PARIS (Reuters) - Shares in Sodexo surged on Thursday after the French food services company delivered a stronger-than-expected rise in first-half revenue as growth accelerated in north America during the second quarter.
Sodexo, which is the world’s second-largest catering company after Compass Group, stuck to its full year goals although investments and other costs associated with renewing a major U.S. Marine Corps contract weighed on profit margins.
Chief Executive Denis Machuel said first-half results were “encouraging”, although he cautioned that recovery in the U.S. would remain “challenging” in the second-half and he did not rule out exiting some contracts to protect margins.
Sodexo’s results during the last year have been pressured by weakness in north America, where cost savings have not been as high as expected and several large contracts have taken time to pay off.

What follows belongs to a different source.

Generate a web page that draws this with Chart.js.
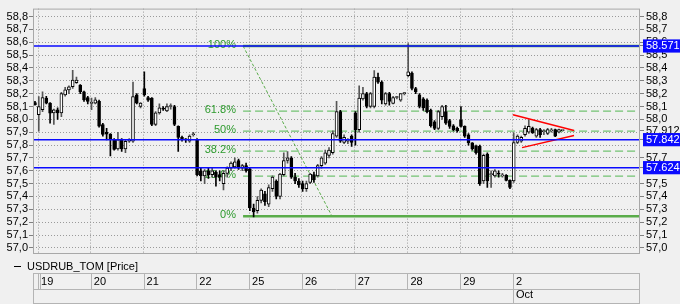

Underlying operating profit rose 3.1 percent from last year to 647 million euros (£557.2 million), giving an operating margin of 5.9 percent, down from 6.1 percent a year ago.
Revenues reached 11.045 billion euros, marking a 3.1 percent rise which beat analysts’ expectations for 2.7 percent growth in an Infront Data poll for Reuters.
Sodexo’s shares were up 6.2 percent by 0810 GMT, at a 15-month high and the top gainers on the pan-European STOXX600 index.
In the second quarter alone, revenue growth accelerated to 3.6 percent as business in north America improved. Europe remained solid while developing economies were also strong.
Sodexo kept its forecast for organic revenue growth of between 2-3 percent and an underlying operating profit margin of 5.5-5.7 percent for the full year ending Aug. 31, but struck a slightly cautious tone for the second half of its financial year.
Machuel told a call with journalists that while full year revenue growth was likely to be at the high-end of the guided range, the profit margin would be at low-end.
Sodexo is banking on a renewed focus on food contracts, increased productivity and cutting down on its use of temporary workers, to contain costs and improve its overall results.
In September, the group told investors that it planned to deliver revenue growth of above 3 percent by 2019/20, and then improve margins to over 6 percent, and Sodexo stuck to those goals on Thursday.